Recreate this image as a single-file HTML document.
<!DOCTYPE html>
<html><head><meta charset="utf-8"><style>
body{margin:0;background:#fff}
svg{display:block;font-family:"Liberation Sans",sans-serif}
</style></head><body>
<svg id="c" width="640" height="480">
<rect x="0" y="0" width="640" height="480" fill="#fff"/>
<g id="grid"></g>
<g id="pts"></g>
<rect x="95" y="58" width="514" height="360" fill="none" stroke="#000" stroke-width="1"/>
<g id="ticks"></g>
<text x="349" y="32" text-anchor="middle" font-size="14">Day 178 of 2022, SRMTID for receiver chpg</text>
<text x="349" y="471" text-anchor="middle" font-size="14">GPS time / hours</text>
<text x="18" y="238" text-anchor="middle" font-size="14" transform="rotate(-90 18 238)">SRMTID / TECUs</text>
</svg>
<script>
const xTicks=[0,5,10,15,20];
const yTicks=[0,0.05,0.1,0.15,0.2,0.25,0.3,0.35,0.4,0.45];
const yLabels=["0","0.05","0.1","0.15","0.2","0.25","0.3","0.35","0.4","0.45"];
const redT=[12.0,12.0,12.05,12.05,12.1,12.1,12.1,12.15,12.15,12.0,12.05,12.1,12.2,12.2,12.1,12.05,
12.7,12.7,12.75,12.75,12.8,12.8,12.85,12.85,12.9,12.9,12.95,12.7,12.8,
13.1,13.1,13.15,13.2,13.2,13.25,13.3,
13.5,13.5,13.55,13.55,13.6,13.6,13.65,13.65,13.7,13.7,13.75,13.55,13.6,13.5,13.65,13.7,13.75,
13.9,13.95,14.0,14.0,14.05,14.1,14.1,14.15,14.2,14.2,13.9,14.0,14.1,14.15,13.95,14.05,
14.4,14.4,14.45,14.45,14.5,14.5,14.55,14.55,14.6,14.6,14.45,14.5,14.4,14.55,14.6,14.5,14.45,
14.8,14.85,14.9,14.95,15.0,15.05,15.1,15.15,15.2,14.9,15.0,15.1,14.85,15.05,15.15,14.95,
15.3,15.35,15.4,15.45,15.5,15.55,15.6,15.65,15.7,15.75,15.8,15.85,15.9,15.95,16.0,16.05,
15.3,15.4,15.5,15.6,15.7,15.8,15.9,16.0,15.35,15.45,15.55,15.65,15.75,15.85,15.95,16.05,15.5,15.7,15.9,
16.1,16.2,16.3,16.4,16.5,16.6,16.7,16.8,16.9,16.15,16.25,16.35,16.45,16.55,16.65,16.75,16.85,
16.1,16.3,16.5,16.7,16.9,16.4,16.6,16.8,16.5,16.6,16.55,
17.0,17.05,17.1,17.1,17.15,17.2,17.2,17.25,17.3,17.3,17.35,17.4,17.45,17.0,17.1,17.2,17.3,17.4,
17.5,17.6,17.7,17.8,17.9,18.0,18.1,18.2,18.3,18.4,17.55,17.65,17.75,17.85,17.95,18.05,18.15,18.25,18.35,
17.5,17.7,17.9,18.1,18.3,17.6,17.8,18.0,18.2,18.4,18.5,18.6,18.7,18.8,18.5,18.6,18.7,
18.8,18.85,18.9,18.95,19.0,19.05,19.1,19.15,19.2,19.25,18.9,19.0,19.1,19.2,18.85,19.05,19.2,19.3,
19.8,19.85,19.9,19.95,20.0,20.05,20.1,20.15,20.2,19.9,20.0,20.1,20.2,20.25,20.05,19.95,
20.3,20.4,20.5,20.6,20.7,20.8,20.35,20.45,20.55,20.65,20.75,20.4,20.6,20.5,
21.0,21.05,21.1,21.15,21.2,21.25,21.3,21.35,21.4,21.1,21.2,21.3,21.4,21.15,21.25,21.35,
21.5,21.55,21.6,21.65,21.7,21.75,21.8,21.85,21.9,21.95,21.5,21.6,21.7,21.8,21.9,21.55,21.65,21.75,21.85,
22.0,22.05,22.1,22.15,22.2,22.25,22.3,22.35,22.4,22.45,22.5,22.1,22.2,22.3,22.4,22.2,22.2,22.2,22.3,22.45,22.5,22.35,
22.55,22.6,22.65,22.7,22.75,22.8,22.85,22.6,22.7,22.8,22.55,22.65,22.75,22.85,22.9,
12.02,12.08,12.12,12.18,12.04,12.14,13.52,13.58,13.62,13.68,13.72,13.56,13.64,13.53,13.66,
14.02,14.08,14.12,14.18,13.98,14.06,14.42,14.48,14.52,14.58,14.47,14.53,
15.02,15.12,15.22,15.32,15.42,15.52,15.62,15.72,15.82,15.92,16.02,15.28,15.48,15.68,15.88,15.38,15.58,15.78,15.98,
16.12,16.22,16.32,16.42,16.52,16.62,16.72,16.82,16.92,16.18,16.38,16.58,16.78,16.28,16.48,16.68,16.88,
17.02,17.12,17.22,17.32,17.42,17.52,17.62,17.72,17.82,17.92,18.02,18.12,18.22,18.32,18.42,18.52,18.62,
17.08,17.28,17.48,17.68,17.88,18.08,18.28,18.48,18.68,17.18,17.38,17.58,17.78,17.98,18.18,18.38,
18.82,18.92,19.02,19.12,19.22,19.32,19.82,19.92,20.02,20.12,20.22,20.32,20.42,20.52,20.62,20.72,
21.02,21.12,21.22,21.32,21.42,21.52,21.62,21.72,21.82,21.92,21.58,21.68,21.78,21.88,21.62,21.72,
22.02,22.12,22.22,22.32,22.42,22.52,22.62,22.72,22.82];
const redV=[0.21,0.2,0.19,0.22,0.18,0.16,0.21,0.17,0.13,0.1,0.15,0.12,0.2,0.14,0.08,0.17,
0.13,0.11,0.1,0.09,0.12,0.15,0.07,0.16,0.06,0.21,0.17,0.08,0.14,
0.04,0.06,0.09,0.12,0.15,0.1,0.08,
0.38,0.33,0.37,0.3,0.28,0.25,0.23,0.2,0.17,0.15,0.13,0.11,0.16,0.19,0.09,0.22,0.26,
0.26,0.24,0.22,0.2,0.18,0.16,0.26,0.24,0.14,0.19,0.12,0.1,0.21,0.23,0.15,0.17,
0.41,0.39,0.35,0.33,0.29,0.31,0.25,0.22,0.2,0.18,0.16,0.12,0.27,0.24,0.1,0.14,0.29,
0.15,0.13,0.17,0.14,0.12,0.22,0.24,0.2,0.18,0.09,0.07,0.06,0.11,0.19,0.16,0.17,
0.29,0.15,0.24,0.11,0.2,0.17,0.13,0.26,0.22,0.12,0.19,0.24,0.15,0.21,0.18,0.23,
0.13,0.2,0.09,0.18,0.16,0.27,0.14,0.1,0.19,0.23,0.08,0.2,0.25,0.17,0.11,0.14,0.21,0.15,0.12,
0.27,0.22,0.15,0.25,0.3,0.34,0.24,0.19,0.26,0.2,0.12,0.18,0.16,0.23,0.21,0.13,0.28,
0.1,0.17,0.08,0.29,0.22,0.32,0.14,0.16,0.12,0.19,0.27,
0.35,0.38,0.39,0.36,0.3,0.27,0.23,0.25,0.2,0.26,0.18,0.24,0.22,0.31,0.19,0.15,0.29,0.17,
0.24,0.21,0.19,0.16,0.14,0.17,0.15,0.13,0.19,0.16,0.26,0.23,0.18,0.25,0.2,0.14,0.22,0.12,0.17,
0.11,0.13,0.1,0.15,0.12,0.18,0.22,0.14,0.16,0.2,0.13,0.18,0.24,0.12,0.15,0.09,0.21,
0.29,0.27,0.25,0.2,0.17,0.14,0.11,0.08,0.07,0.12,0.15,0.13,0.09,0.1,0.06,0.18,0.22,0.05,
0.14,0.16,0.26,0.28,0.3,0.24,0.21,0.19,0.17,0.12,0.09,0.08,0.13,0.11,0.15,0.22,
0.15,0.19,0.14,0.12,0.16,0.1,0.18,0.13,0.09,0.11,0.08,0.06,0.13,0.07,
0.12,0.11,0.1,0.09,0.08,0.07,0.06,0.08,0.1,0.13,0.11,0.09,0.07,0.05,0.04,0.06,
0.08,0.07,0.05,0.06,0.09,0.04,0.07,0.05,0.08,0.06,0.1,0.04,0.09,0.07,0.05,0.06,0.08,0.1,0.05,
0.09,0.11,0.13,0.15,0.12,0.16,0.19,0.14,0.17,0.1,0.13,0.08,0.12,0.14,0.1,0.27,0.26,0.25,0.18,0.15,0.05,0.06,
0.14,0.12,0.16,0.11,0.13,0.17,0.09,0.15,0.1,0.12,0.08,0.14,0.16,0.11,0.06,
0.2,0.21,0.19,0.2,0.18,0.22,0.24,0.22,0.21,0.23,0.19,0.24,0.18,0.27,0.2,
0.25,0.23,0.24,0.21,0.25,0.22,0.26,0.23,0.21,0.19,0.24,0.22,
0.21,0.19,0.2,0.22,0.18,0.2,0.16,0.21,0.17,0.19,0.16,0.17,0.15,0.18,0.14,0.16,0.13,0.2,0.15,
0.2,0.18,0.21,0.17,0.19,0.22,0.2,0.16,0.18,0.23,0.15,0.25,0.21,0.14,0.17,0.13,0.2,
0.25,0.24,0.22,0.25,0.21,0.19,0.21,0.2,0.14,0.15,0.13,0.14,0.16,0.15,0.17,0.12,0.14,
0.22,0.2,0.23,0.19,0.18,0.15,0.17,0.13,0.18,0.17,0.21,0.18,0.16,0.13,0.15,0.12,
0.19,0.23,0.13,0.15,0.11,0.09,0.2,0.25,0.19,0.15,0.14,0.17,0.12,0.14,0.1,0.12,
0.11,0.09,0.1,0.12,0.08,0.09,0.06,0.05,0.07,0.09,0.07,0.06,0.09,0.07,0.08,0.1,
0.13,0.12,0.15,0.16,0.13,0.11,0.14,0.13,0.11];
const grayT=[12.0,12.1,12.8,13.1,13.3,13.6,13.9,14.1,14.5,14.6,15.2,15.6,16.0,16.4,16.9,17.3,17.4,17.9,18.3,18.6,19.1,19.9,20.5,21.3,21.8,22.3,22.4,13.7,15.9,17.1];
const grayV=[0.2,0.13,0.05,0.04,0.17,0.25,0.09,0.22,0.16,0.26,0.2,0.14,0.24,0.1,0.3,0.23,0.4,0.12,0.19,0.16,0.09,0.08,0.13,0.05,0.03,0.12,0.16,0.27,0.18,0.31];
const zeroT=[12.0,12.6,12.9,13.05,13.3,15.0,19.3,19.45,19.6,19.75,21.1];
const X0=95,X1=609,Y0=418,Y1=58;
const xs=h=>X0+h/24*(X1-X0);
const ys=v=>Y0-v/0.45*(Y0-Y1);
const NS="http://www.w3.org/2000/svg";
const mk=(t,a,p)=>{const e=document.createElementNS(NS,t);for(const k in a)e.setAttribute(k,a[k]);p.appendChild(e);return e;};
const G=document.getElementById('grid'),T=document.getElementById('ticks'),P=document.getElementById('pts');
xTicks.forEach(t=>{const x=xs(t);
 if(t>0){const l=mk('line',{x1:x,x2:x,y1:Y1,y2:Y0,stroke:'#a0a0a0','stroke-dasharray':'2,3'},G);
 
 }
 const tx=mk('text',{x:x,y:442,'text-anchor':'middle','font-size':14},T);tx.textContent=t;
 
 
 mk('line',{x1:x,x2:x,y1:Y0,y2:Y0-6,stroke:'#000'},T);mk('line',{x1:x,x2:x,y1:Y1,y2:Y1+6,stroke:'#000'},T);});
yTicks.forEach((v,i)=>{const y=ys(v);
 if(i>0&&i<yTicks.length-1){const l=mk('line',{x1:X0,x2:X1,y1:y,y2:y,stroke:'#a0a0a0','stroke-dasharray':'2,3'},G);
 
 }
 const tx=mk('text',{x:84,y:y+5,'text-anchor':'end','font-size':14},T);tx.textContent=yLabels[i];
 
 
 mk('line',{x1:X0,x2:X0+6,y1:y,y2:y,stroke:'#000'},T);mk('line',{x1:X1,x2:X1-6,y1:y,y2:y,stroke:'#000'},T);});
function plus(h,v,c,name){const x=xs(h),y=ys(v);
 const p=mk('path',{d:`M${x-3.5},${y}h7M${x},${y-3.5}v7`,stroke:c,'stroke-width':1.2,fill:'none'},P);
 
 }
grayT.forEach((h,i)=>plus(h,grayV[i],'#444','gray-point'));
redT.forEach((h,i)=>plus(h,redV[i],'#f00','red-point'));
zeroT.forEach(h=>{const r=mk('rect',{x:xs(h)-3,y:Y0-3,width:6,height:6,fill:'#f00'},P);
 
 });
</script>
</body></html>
######
- TASK DETAILS -
Pick out the lines above that hold the string "document" and show them.

- TASK SOLUTION -
Recreate this image as a single-file HTML document.
const mk=(t,a,p)=>{const e=document.createElementNS(NS,t);for(const k in a)e.setAttribute(k,a[k]);p.appendChild(e);return e;};
const G=document.getElementById('grid'),T=document.getElementById('ticks'),P=document.getElementById('pts');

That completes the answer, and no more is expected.